Capital numbers should not move because of this instrument. It changes cross‑references, not calibrations. But the wording matters: internal policies that still cite CRR Articles for Common Equity Tier 1 or own‑funds requirements should be refreshed to the PRA equivalents to avoid ambiguity in ICAAPs, risk appetite statements and investor disclosures. The A&O Shearman note is explicit that these are consequential amendments designed to maintain legal coherence.

Resolution teams will spot a small fix in the Bank Recovery and Resolution (No. 2) Order 2014: the definition of “response period” drops references to CRR Articles 92a and 494. That removes EU‑era hooks that no longer drive UK resolution policy, which now rests on the Banking Act and Bank of England statements of policy. Expect process, not outcome, changes for information‑gathering timetables.

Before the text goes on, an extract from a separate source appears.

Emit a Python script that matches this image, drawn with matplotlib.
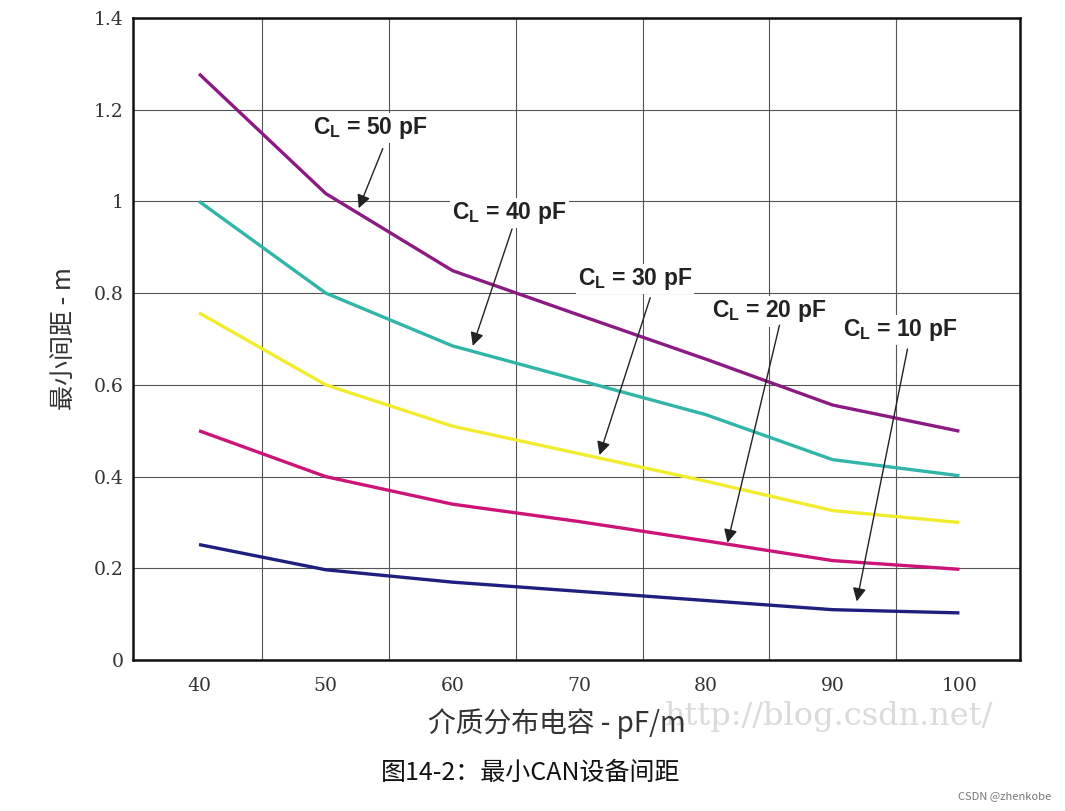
import numpy as np
import matplotlib
matplotlib.use("Agg")
import matplotlib.pyplot as plt

plt.rcParams['font.family'] = ['Noto Sans CJK SC', 'DejaVu Sans']

# data
cap_pf = [40, 50, 60, 70, 80, 90, 100]
cl50 = [1.278, 1.017, 0.849, 0.752, 0.656, 0.556, 0.499]
cl40 = [1.000, 0.800, 0.685, 0.610, 0.535, 0.437, 0.402]
cl30 = [0.757, 0.600, 0.510, 0.450, 0.390, 0.326, 0.300]
cl20 = [0.500, 0.400, 0.340, 0.302, 0.260, 0.217, 0.198]
cl10 = [0.252, 0.197, 0.170, 0.150, 0.130, 0.110, 0.103]

series = [cl50, cl40, cl30, cl20, cl10]
colors = ['#8b1a82', '#30b5a8', '#f2ec2e', '#cc1478', '#1f1f80']

labels = ['50', '40', '30', '20', '10']
# (text x, text y, arrow start x, y, arrow tip x, y)
notes = [
    (53.5, 1.16, 54.5, 1.115, 52.6, 0.985),
    (64.5, 0.975, 64.7, 0.94, 61.6, 0.685),
    (74.4, 0.83, 75.6, 0.79, 71.6, 0.447),
    (85.0, 0.76, 85.8, 0.73, 81.7, 0.256),
    (95.3, 0.72, 95.9, 0.678, 91.9, 0.128),
]

yticks = [0, 0.2, 0.4, 0.6, 0.8, 1, 1.2, 1.4]
ytick_labels = ['0', '0.2', '0.4', '0.6', '0.8', '1', '1.2', '1.4']

fig = plt.figure(figsize=(10.65, 8.11), dpi=100)
ax = fig.add_axes([0.125, 0.186, 0.833, 0.792])

for ys, c in zip(series, colors):
    ax.plot(cap_pf, ys, color=c, lw=2.4, solid_capstyle='butt', zorder=3)

ax.set_xlim(34.8, 104.8)
ax.set_ylim(0, 1.4)
ax.set_xticks(cap_pf)
ax.set_xticks([45, 55, 65, 75, 85, 95], minor=True)
ax.set_yticks(yticks)
ax.set_yticklabels(ytick_labels)
ax.grid(False)
ax.grid(True, axis='x', which='minor', color='#555555', lw=0.8)
ax.grid(True, axis='y', which='major', color='#555555', lw=0.8)
ax.tick_params(which='both', length=0)
ax.tick_params(axis='x', pad=12)
ax.tick_params(axis='y', pad=7)
for lab in ax.get_xticklabels() + ax.get_yticklabels():
    lab.set_fontfamily('DejaVu Serif')
    lab.set_fontsize(13.5)
    lab.set_color('#333333')
for sp in ax.spines.values():
    sp.set_linewidth(1.8)
    sp.set_color('#111111')

for lab, (tx, ty, sx, sy, ex, ey) in zip(labels, notes):
    ax.text(tx, ty, 'C$_\\mathregular{L}$ = ' + lab + ' pF', ha='center', va='center',
            fontsize=16.5, fontweight='bold', family='Liberation Sans', color='#222222',
            bbox=dict(facecolor='white', edgecolor='none', pad=1.5), zorder=4)
    ax.annotate('', xy=(ex, ey), xytext=(sx, sy),
                arrowprops=dict(arrowstyle='-|>', color='#222222', lw=1.0,
                                mutation_scale=20, shrinkA=0, shrinkB=0), zorder=5)

ax.set_ylabel('最小间距 - m', fontsize=18, color='#333333', labelpad=12)

fig.text(0.523, 0.108, '介质分布电容 - pF/m', ha='center', va='center',
         fontsize=20, color='#333333')
fig.text(0.778, 0.116, 'http://blog.csdn.net/', ha='center', va='center',
         fontsize=23, color='#dadada', family='DejaVu Serif', zorder=0)
fig.text(0.498, 0.047, '图14-2：最小CAN设备间距', ha='center', va='center',
         fontsize=18, color='#111111')
fig.text(0.987, 0.018, 'CSDN @zhenkobe', ha='right', va='center',
         fontsize=8, color='#777777')

fig.savefig('out.png', dpi=100)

For group supervisors, the Financial Conglomerates amendment is housekeeping-removing a redundant sub‑paragraph in Regulation 7(6) about technical calculation methods. Day‑to‑day capital consolidation and coverage ratios continue to follow PRA and FCA rules; the aim here is consistency once CRR text falls away.

Tax teams should focus on the Bank Levy adjustment. By pruning the reference to CRR Article 92a in the definition of a “relevant requirement”, the levy rules lean more squarely on UK loss‑absorbing capacity regimes rather than CRR wording. HMRC’s guidance on the 2020 loss‑absorbing instruments regulations explains the policy intent-qualifying instruments must support a regulator’s LAC/MREL requirement-so firms should double‑check deduction eligibility under the updated cross‑references from their first levy period straddling 1 January 2026.

This SI lands just as the PRA has pushed the broader Basel 3.1 package to 1 January 2027, with shortened transitional windows to keep the 2030 end‑state. That delay means risk‑weight changes and the output floor bite later, but the legal clean‑up still arrives on 1 January 2026, so documentation and systems should be updated now.

Action for CFOs and treasury leads between now and year‑end is straightforward. Refresh internal and external documentation to replace CRR citations with the right PRA Rulebook provisions; check loan covenants, capital instruments and disclosure templates for any references to CRR Articles 92/92a/494; and confirm Bank Levy computations for loss‑absorbing instrument deductions use the updated definition of “relevant requirement”. These are low‑cost changes that reduce interpretation risk in Q1 reporting.

Bottom line: this is plumbing, not policy. From 1 January 2026, the rulebook signposts catch up with the UK’s post‑Brexit prudential model. The capital stack, resolution playbooks and the levy base do not shift because of this instrument, but getting the wording right will save audit queries and supervisory follow‑ups in the first half of 2026.